== What the exercise asks ==
From the data that follows, copy every line holding the string "this".

== Information given ==
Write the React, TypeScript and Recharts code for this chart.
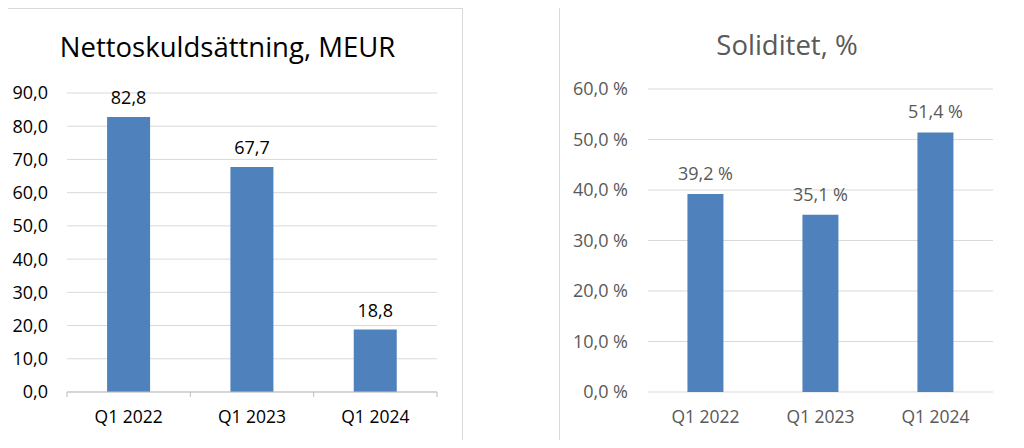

...

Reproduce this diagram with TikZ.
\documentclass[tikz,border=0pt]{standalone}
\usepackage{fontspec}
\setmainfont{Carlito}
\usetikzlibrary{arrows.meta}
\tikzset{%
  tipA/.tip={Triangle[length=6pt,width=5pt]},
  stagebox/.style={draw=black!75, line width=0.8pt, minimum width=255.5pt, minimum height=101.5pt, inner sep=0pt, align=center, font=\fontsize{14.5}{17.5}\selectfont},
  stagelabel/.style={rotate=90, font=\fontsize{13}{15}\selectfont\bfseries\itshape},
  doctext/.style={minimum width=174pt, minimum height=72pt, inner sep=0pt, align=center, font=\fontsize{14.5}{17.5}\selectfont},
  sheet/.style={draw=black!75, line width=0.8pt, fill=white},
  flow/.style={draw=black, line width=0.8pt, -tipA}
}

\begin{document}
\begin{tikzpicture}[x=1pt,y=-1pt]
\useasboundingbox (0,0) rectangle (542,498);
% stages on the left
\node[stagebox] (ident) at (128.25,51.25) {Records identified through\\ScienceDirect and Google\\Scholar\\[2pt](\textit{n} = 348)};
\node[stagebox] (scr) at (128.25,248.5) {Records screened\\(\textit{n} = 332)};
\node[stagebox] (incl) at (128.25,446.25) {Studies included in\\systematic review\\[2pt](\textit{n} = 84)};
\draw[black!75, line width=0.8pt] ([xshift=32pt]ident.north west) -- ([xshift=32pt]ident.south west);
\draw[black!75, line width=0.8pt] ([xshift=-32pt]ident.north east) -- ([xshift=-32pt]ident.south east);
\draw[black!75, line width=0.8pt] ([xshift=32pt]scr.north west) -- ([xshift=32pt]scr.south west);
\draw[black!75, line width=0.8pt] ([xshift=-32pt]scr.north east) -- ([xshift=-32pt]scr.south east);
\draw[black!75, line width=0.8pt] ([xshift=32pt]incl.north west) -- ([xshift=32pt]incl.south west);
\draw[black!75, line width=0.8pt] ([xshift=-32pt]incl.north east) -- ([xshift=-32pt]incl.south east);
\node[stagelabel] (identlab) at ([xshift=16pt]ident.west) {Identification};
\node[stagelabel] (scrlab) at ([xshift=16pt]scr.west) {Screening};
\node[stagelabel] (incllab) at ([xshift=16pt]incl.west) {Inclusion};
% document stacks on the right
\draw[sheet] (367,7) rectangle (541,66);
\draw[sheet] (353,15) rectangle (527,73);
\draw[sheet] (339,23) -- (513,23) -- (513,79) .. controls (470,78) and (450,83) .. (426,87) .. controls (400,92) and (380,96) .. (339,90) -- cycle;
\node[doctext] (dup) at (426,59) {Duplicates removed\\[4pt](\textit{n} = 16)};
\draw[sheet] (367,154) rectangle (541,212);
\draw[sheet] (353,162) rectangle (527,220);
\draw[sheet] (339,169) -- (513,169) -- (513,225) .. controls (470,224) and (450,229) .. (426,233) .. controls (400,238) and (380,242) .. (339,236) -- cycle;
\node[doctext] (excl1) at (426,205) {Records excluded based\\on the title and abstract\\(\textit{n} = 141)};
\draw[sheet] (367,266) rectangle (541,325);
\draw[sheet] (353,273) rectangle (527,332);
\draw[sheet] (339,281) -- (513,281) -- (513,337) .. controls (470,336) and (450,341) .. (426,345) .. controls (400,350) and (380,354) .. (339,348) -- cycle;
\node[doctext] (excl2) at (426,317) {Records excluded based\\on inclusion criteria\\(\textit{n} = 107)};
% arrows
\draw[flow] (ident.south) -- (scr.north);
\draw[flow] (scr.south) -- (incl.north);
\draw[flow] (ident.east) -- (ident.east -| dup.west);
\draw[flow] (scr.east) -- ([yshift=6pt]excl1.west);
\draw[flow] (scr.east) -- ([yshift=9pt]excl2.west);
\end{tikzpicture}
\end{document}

== Complete response ==
Write the React, TypeScript and Recharts code for this chart.
Reproduce this diagram with TikZ.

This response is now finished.